Reviewed by Sidney Allinson

Sidney Allinson is a Victoria-based communications consultant, Canadian
news correspondent for Britain’s The Army Quarterly and Defence, and
author of The Bantams: The Untold Story of World War I.

Review

Courage remains one of the most universally admired of human virtues, on
or off the battlefield. This book, the second of a planned three-volume
set, offers further true-life examples of bravery by several hundred
Canadians involved in world conflicts in the period 1812 to 1953.
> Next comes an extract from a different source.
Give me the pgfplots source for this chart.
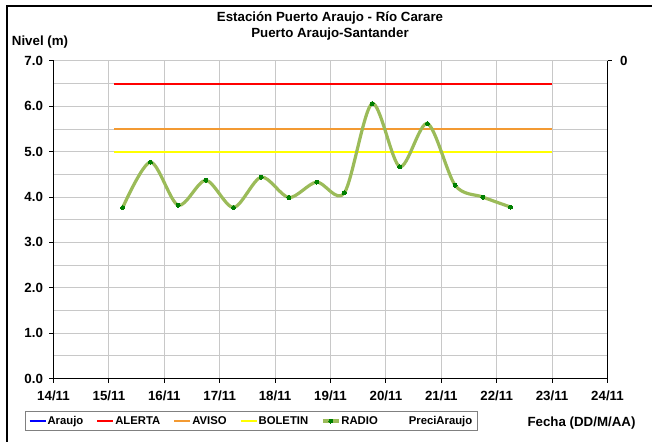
\documentclass[border=0pt]{standalone}
\usepackage{pgfplots}
\pgfplotsset{compat=1.18}
\usepackage{fontspec}
\setmainfont{Liberation Sans}
\definecolor{alerta}{HTML}{FF0000}
\definecolor{aviso}{HTML}{F39A32}
\definecolor{boletin}{HTML}{FFFF00}
\definecolor{radio}{HTML}{9BBB59}
\definecolor{radiomark}{HTML}{008000}
\definecolor{gridc}{HTML}{C8C8C8}
\newcommand{\bigf}{\fontsize{13.3}{15}\selectfont\bfseries}
\newcommand{\legf}{\fontsize{11.3}{12}\selectfont\bfseries}
\begin{document}
\begin{tikzpicture}
\useasboundingbox (-53.5pt,-62.5pt) rectangle (598.5pt,378.5pt);
\begin{axis}[
  at={(0pt,0pt)}, anchor=south west,
  scale only axis, width=554pt, height=317.5pt,
  xmin=14, xmax=24, ymin=0, ymax=7,
  xtick={14,...,24},
  xticklabels={14/11,15/11,16/11,17/11,18/11,19/11,20/11,21/11,22/11,23/11,24/11},
  ytick={0,1,...,7},
  minor ytick={0.5,1.5,...,6.5},
  grid=both,
  major grid style={draw=gridc, line width=1pt},
  minor grid style={draw=gridc, line width=1pt},
  axis x line*=bottom, axis y line*=left,
  axis line style={black, line width=1pt},
  tick align=outside, major tick length=4pt, minor tick length=0pt,
  tick style={black, line width=1pt},
  ticklabel style={font=\bigf},
  xticklabel style={yshift=-5pt},
  yticklabel style={xshift=-3pt, /pgf/number format/fixed, /pgf/number format/fixed zerofill, /pgf/number format/precision=1, /pgf/number format/assume math mode=true},
  legend columns=6,
  legend style={at={(-0.0514,-0.1339)}, anchor=west, draw=gray, line width=1pt, font=\legf,
    inner xsep=3pt, inner ysep=3pt,
    /tikz/every odd column/.append style={column sep=-1pt},
    /tikz/every even column/.append style={column sep=11pt}},
  legend image code/.code={\draw[mark repeat=2,mark phase=2,#1] plot coordinates {(0pt,0pt) (8pt,0pt) (16pt,0pt)};},
]
\addlegendimage{blue, line width=2pt}
\addlegendentry{Araujo}
\addplot[alerta, line width=2pt] coordinates {(15.1,6.5) (23,6.5)};
\addlegendentry{ALERTA}
\addplot[aviso, line width=2pt] coordinates {(15.1,5.5) (23,5.5)};
\addlegendentry{AVISO}
\addplot[boletin, line width=2pt] coordinates {(15.1,5.0) (23,5.0)};
\addlegendentry{BOLETIN}
\addplot[radio, line width=3.2pt, smooth, mark=*, mark size=2pt, mark options={fill=radiomark, draw=radiomark, line width=0pt}] coordinates {
(15.25,3.77) (15.75,4.77) (16.25,3.82) (16.75,4.37) (17.25,3.77) (17.75,4.44) (18.25,3.99) (18.75,4.33) (19.25,4.09) (19.75,6.06) (20.25,4.67) (20.75,5.62) (21.25,4.26) (21.75,4.00) (22.25,3.78)};
\addlegendentry{RADIO}
\addlegendimage{draw opacity=0}
\addlegendentry{PreciAraujo}
\end{axis}
\begin{axis}[
  at={(0pt,0pt)}, anchor=south west,
  scale only axis, width=554pt, height=317.5pt,
  xmin=14, xmax=24, ymin=0, ymax=1, y dir=reverse,
  hide x axis, axis y line*=right,
  ytick={0}, yticklabels={0},
  axis line style={black, line width=1pt},
  tick align=outside, major tick length=4pt,
  tick style={black, line width=1pt},
  ticklabel style={font=\bigf},
  yticklabel style={xshift=5pt},
]
\addplot[draw=none] coordinates {(14,0)};
\end{axis}
\node[align=center, font=\bigf] at (276.5pt,352.5pt) {Estación Puerto Araujo - Río Carare\\[0.5pt]Puerto Araujo-Santander};
\node[font=\bigf] at (-13.5pt,336.5pt) {Nivel (m)};
\node[font=\bigf] at (528pt,-44.2pt) {Fecha (DD/M/AA)};
\draw[line width=2.3pt] (-46.5pt,-70pt) -- (-46.5pt,372.5pt) -- (610pt,372.5pt);
\end{tikzpicture}
\end{document}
Arthur Bishop has close personal knowledge of military valor; he was a
Spitfire pilot in World War II and is the son of Canada’s most
decorated World War I hero, “Billy” Bishop, V.C. He makes it clear
that this compendium can be selective only, representative of literally
thousands of Canadian soldiers whose stories warrant being told.
However, he has chosen his examples well, giving brief accounts of the
battle circumstances.

One is struck by the diversity of backgrounds found among these
Canadian soldiers. Nearly all were military amateurs who left quiet
civilian lives to fight in their country’s cause. Though some
19th-century conflicts are included, participants in the two world wars
dominate the book. Together these stories remind us that the price of
peace today was courage in yesterday’s wars.